* **Written request**
Copy exactly the lines from the start of the material through the line with "import * as". Pictures stay out of the copy.

* **Data section**

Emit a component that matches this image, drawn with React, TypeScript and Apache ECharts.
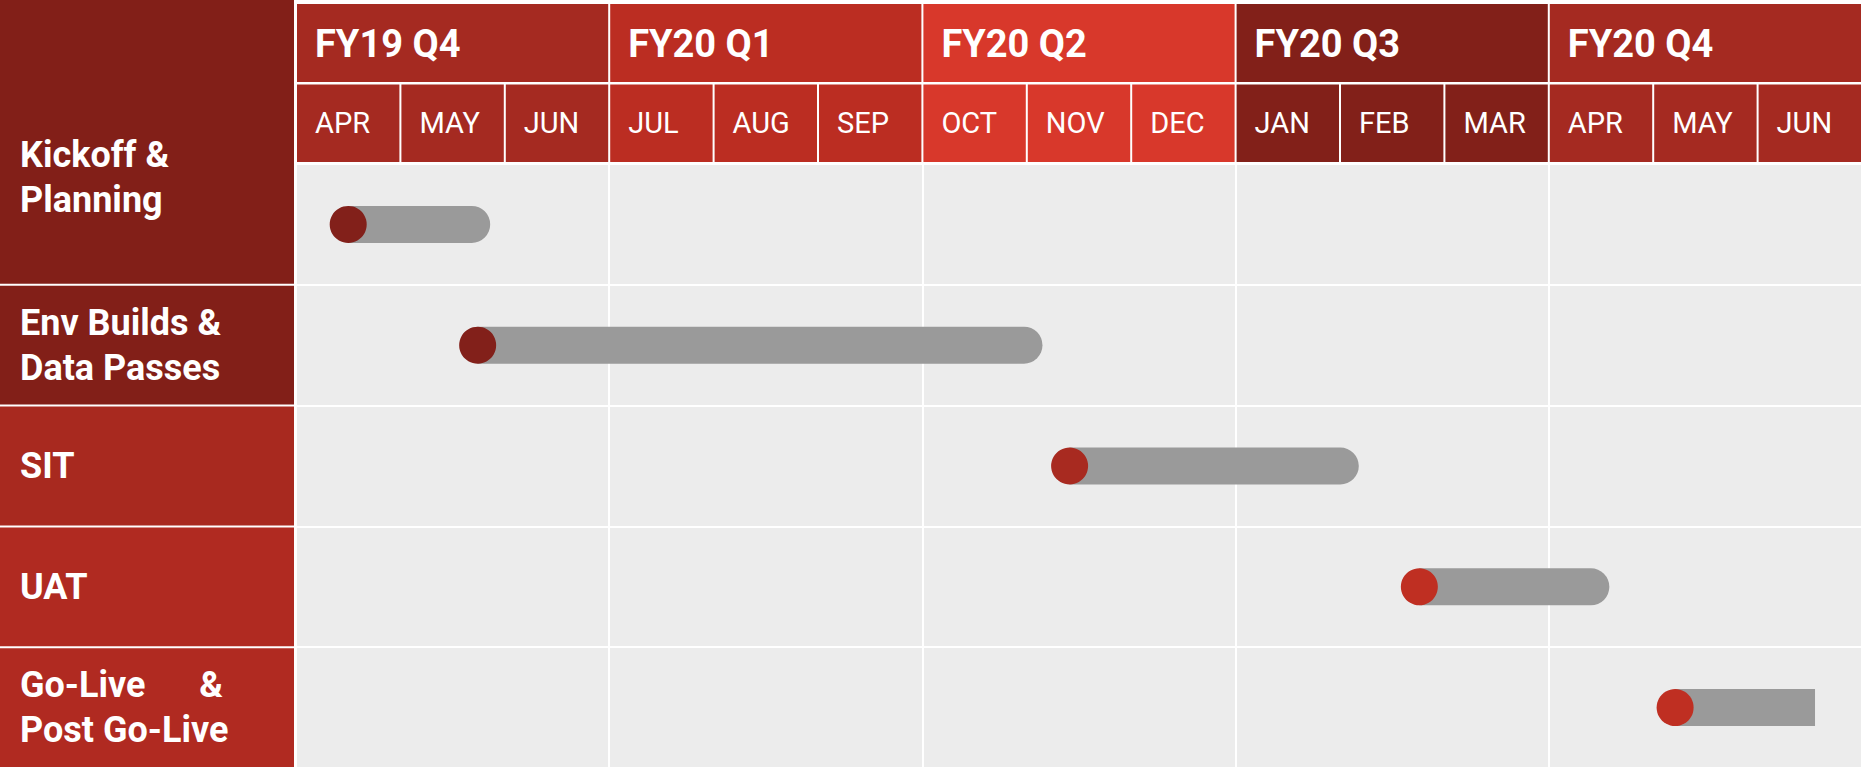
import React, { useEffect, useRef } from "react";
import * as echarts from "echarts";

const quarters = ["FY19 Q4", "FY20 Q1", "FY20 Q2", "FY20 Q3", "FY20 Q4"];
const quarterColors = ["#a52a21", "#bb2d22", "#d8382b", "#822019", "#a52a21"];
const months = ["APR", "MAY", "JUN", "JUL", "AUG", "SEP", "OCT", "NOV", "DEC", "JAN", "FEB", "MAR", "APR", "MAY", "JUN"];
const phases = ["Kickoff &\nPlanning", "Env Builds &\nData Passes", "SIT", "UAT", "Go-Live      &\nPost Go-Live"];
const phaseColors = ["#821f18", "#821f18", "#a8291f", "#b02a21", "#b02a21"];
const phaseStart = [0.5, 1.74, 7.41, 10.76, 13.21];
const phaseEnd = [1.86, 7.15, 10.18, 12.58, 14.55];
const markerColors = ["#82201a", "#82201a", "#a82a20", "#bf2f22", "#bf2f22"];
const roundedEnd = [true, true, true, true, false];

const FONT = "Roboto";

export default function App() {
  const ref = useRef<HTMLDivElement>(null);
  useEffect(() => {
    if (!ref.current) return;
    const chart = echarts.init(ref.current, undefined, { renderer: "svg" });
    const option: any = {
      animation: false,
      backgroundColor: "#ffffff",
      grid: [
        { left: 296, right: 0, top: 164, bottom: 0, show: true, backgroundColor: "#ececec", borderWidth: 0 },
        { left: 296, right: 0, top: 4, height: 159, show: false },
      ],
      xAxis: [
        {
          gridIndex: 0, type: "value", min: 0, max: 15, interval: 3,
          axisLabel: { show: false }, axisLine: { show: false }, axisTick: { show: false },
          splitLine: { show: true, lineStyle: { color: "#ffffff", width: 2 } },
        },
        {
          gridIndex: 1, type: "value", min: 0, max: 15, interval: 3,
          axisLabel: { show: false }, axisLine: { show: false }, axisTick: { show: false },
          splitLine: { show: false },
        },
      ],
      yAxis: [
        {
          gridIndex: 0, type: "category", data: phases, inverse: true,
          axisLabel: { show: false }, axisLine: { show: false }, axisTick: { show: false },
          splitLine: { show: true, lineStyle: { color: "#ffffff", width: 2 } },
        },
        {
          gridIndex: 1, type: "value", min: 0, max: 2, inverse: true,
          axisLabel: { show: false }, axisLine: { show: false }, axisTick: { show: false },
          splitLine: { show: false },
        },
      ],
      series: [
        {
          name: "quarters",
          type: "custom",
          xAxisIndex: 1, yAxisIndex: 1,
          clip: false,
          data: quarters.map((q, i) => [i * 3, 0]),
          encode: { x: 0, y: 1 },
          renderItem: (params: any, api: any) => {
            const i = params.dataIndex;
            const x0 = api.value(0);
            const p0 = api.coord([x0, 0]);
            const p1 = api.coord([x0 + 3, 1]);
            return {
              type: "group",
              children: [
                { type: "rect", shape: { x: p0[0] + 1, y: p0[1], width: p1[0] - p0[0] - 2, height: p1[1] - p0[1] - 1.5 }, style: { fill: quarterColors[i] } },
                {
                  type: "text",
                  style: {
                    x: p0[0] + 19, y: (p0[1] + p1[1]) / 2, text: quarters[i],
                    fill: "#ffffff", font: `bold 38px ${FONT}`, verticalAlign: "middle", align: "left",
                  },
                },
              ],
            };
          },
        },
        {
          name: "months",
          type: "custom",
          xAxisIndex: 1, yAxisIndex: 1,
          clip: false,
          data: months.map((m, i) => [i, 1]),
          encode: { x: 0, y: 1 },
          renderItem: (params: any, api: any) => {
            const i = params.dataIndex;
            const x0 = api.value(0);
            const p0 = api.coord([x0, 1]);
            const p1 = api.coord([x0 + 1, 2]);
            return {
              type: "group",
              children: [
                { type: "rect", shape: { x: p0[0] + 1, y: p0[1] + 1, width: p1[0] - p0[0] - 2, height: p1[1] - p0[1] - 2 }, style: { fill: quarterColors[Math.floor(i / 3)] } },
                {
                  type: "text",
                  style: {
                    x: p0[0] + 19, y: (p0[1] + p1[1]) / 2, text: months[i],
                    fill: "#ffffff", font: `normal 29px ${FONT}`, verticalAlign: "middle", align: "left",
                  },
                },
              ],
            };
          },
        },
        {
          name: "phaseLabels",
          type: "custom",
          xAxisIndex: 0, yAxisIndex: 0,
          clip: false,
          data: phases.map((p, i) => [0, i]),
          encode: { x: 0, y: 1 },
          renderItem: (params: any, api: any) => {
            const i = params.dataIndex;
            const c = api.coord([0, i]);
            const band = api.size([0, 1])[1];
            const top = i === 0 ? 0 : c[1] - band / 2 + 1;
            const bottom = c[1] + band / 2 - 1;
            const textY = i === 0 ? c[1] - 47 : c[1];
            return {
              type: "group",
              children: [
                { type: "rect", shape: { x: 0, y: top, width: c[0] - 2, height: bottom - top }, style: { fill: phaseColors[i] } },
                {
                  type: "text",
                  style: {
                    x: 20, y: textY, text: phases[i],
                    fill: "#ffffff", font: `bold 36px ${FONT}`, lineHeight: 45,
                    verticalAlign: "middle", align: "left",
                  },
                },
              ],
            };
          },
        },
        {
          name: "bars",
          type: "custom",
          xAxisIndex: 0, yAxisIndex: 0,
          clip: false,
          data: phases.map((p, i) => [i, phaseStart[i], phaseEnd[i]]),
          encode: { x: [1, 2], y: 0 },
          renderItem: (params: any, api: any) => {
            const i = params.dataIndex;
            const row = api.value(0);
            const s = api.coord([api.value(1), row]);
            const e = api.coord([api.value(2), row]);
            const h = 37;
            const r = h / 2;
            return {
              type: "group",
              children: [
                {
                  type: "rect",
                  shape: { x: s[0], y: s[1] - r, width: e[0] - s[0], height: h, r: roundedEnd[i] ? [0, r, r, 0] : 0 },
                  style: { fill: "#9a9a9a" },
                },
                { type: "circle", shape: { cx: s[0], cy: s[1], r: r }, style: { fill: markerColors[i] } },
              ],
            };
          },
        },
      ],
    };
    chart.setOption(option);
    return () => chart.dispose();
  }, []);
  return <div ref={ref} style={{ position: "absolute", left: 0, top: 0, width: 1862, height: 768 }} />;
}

* **Expected answer**
Emit a component that matches this image, drawn with React, TypeScript and Apache ECharts.
import React, { useEffect, useRef } from "react";
import * as echarts from "echarts";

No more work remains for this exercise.